Alibaba Group Holding Ltd. reported that its third quarter revenue increased 54% to $7.76 billion – a figure that surpassed the expectations of analysts. The stout performance was driven, in part, by Singles Day – Alibaba’s annual shopping-palooza, held November 11, in which the company processed as many as 175,000 orders per second. Given the outstanding third quarter, the China-based e-commerce colossus, which sells thousands of promotional products online, has raised its 2017 full-year guidance for revenue growth from 48% to 53%.
While e-commerce continues to generate the vast majority of Alibaba’s revenue, the company is intent on exploring new revenue streams, something evidenced by its recent projects related to data, cloud computing, artificial intelligence and logistics. In a statement, Alibaba Chief Executive Daniel Zhang said the company will invest in “big data and innovation to provide a seamless online and offline experience for nearly half a billion mobile monthly active users.”
While big data and the like may be the future, e-commerce sales are still very much the present for Alibaba. In the three months up to December 31, Alibaba generated 87% of its revenue through e-commerce sales. While that was down from 92% of the total in last year’s third quarter, the actual revenue tally from the core e-commerce business was 45% greater than the same period the prior year. Meanwhile, in Alibaba’s digital media and entertainment division, sales shot up 273%. Revenue related to cloud computing skyrocketed 115%.
The sales gains translated into impressive Q3 profits, which totaled $2.57 billion, or $1 per share. Excluding certain items, adjusted earnings were $1.30 per share. That return bested Wall Street estimates of $1.13 per share.

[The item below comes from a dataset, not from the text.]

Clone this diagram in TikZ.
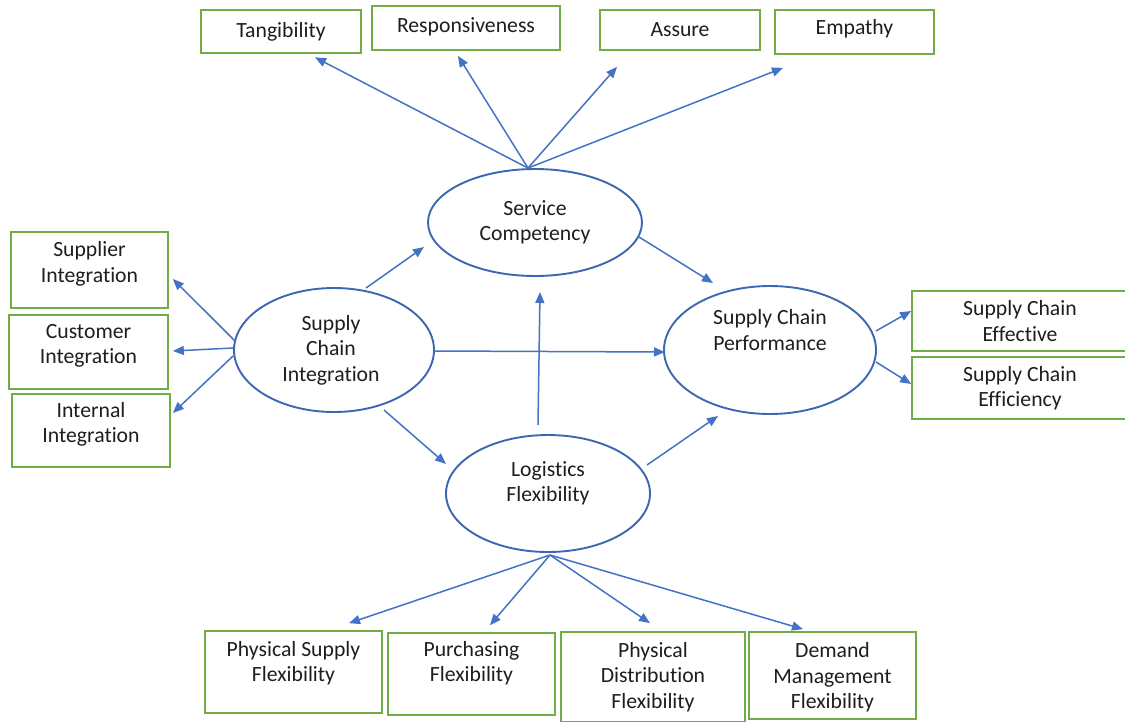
\documentclass[tikz,border=0pt]{standalone}
\usepackage{fontspec}
\setmainfont{Carlito}[RawFeature={-liga;-clig}]
\usetikzlibrary{arrows.meta,shapes.geometric,calc}
\definecolor{bgreen}{HTML}{70AD47}
\definecolor{lblue}{HTML}{4472C4}
\definecolor{eblue}{HTML}{3D67B0}
\definecolor{txt}{HTML}{1E1E1E}
\begin{document}
\begin{tikzpicture}[x=1pt,y=-1pt,
  lbl/.style={align=center, text=txt, font=\fontsize{21.7}{25.5}\selectfont, inner sep=0pt},
  box/.style={draw=bgreen, line width=1.7pt, fill=white, inner sep=0pt, rectangle},
  ell/.style={draw=eblue, line width=1.9pt, ellipse, inner sep=0pt, fill=white},
  arr/.style={draw=lblue, line width=1.5pt, -{Triangle[length=11pt,width=9pt]}},
]
\useasboundingbox (0,0) rectangle (1125,721);
\fill[white] (0,0) rectangle (1125,721);

% top boxes
\node[box, minimum width=160pt, minimum height=43pt, label={[lbl]center:Tangibility}] (tang) at (281,31.5) {};
\node[box, minimum width=188pt, minimum height=44pt, label={[lbl, yshift=1pt]center:Responsiveness}] (resp) at (466,28) {};
\node[box, minimum width=160pt, minimum height=40pt, label={[lbl]center:Assure}] (assure) at (680,30) {};
\node[box, minimum width=159pt, minimum height=44pt, label={[lbl, yshift=3pt]center:Empathy}] (emp) at (854.5,32) {};

% left boxes
\node[box, minimum width=157pt, minimum height=76pt, label={[lbl, yshift=6pt]center:Supplier\\Integration}] (supp) at (89.5,270) {};
\node[box, minimum width=159pt, minimum height=74pt, label={[lbl, yshift=6pt]center:Customer\\Integration}] (cust) at (88.5,352) {};
\node[box, minimum width=158pt, minimum height=73pt, label={[lbl, yshift=6pt]center:Internal\\Integration}] (intl) at (91,430.5) {};

% right boxes
\node[box, minimum width=216pt, minimum height=60pt, label={[lbl]center:Supply Chain\\Effective}] (eff) at (1020,321) {};
\node[box, minimum width=216pt, minimum height=62pt, label={[lbl]center:Supply Chain\\Efficiency}] (effi) at (1020,388) {};

% bottom boxes
\node[box, minimum width=177pt, minimum height=82pt, label={[lbl, yshift=9pt]center:Physical Supply\\Flexibility}] (psf) at (293.5,672) {};
\node[box, minimum width=167pt, minimum height=82pt, label={[lbl, yshift=11pt]center:Purchasing\\Flexibility}] (purch) at (471.5,674) {};
\node[box, minimum width=184pt, minimum height=90pt, label={[lbl]center:Physical\\Distribution\\Flexibility}] (pdf) at (653,677) {};
\node[box, minimum width=167pt, minimum height=87pt, label={[lbl, yshift=-2pt]center:Demand\\Management\\Flexibility}] (dmf) at (832.5,675.5) {};

% ellipses
\node[ell, minimum width=214pt, minimum height=107pt, label={[lbl]center:Service\\Competency}] (sc) at (535,222.5) {};
\node[ell, minimum width=200pt, minimum height=124pt, label={[lbl, xshift=-3pt]center:Supply\\Chain\\Integration}] (sci) at (334,350) {};
\node[ell, minimum width=212pt, minimum height=128pt, label={[lbl, yshift=20pt]center:Supply Chain\\Performance}] (scp) at (770,350) {};
\node[ell, minimum width=204pt, minimum height=117pt, label={[lbl, yshift=10pt]center:Logistics\\Flexibility}] (lf) at (548,493.5) {};

% service competency dimensions
\draw[arr] ($(sc.north)+(-7,0)$) -- ($(tang.south)+(34,3.5)$);
\draw[arr] ($(sc.north)+(-7,0)$) -- ($(resp.south)+(-8,5)$);
\draw[arr] ($(sc.north)+(-7,0)$) -- ($(assure.south)+(-63,16)$);
\draw[arr] ($(sc.north)+(-7,0)$) -- ($(emp.south)+(-71.5,13)$);

% integration dimensions
\draw[arr] ($(sci.west)+(2,-9)$) -- ($(supp.east)+(4,9)$);
\draw[arr] ($(sci.west)+(0,-2)$) -- ($(cust.east)+(4,-1)$);
\draw[arr] ($(sci.west)+(0,6)$) -- ($(intl.east)+(2,-17.5)$);

% structural paths
\draw[arr] ($(sci)+(32,-62)$) -- ($(sc)+(-111,24.5)$);
\draw[arr] ($(sci)+(100,1)$) -- ($(scp)+(-105,2)$);
\draw[arr] ($(sci)+(50,60)$) -- ($(lf)+(-102,-29.5)$);
\draw[arr] ($(lf)+(-10,-68.5)$) -- ($(sc)+(5,69.5)$);
\draw[arr] ($(sc)+(104,14.5)$) -- ($(scp)+(-57,-67)$);
\draw[arr] ($(lf)+(99,-28.5)$) -- ($(scp)+(-52,66)$);

% performance dimensions
\draw[arr] ($(scp)+(106,-19)$) -- ($(eff.west)+(0,-10)$);
\draw[arr] ($(scp)+(106,12)$) -- ($(effi.west)+(0,-4)$);

% logistics flexibility dimensions
\draw[arr] ($(lf)+(2,61.5)$) -- ($(psf.north)+(55.5,-7)$);
\draw[arr] ($(lf)+(2,61.5)$) -- ($(purch.north)+(18.5,-7)$);
\draw[arr] ($(lf)+(2,61.5)$) -- ($(pdf.north)+(-3,-8)$);
\draw[arr] ($(lf)+(2,61.5)$) -- ($(dmf.north)+(-29.5,-2)$);
\end{tikzpicture}
\end{document}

As Alibaba’s sales grow, the company is also expanding its global footprint, opening data centers in a number of countries. Recently, Founder Jack Ma made headlines in the United States when he met with then President-elect Donald Trump to talk about creating one million U.S. jobs by enabling American small businesses to sell goods on Alibaba’s e-commerce platform. Even so, weeks prior to that meeting, U.S. regulators returned Alibaba’s Taobao website to a blacklist for web destinations that sell counterfeit goods. Stateside regulators are also reportedly investigating Alibaba’s accounting practices.